For the dramatic living room, Antonio Martins commissioned Willem Racké to lacquer the walls white. Black hot rolled steel floors juxtaposed the sleek light walls. At the center of the room a a pair of floating curved Vladimir Kagan sofas faced each other mimicking arched elements of the architecture. Deborah Oropallo’s time traveling photomontage portrait, “Diver” surveyed Martins’ deft fusion of modern art, contemporary furnishings, and antiques.
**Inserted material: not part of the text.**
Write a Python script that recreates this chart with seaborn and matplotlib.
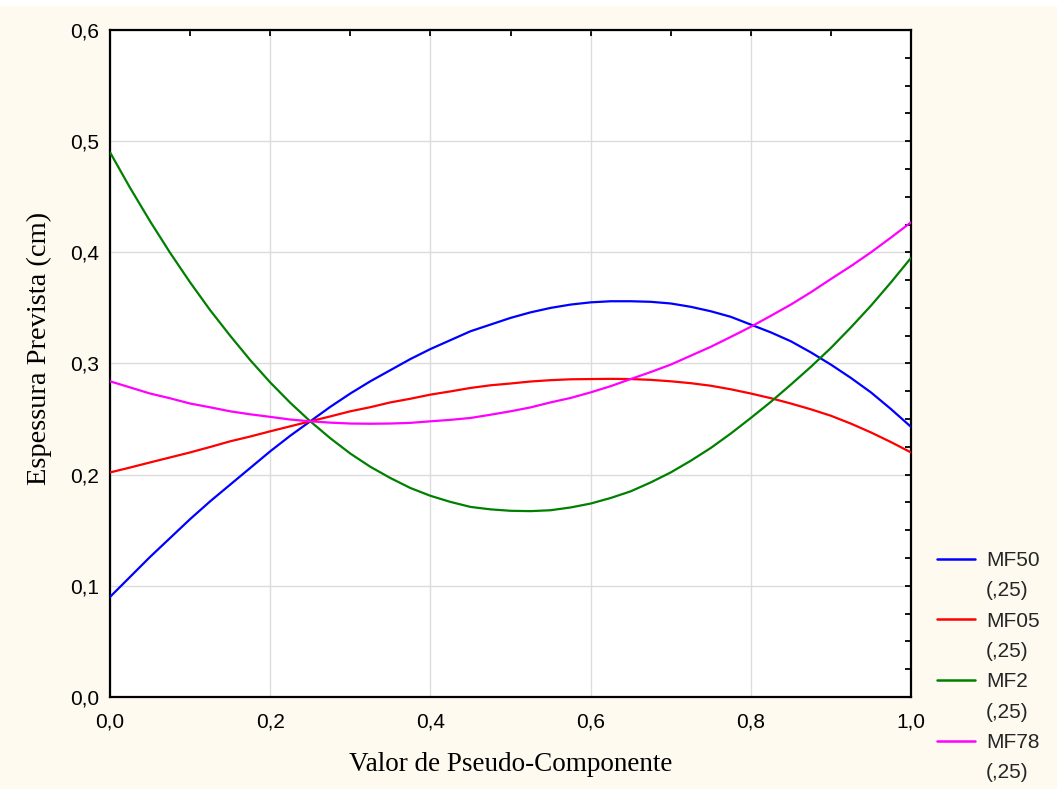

Down the hall in the exotic study, Stephan Jones mixed indigo blue with carob brown, evoking an earthy urban atmosphere. An antique Sultanabad carpet grounded the Turquerie styled banquette upholstered in a hand block-printed fabric from Zak + Fox. Jones and his colleague Hilary Hayes selected Rake, an artisanal textured wall covering from Kneedler Fauchère. Against the tactile surface, they installed eight abstract Sumi ink on Japanese paper paintings by sculptor Brian Wall. In the adjacent powder room, Beth Martin echoed the rich dark study with Phillip Jeffries’ tawny raffia walls illuminated by a row of circular sconces finished in polished nickel. From above a giant cerulean lovers’ eye designed by Martin and painted by Linda Horning gazed voyeuristically from the ceiling.
Ascending the staircase to Tineke Triggs’ Master Suite, a massive Abstract Expressionist painting by Tom Lieber in aquatic colors sets the tone of the rooms. Reflecting the mercurial waters of San Francisco Bay, the designer employed a moody blue palette of textiles from Romo Company. In contrast to the cool hues, hot pinks and oranges dominated Anne Lowengart’s Girl’s Room. Sourcing furnishings from online vintage market place Chairish, Lowengart turned to furniture revitalization atelier, Revitaliste, to transform them. A luminous silk Nepalanese rug from Madeline Weinrib anchors the mod assemblage.
When the future Bond girl wanted to escape, she climbed down to the spacious Garden Room on the lower level. Heather Hilliard filled the informal white washed space with organic furnishings in a neutral color scheme accented by verdant shades. The seamless indoor, outdoor space lent itself to both group entertainment and the solitary pursuit of a dry martini.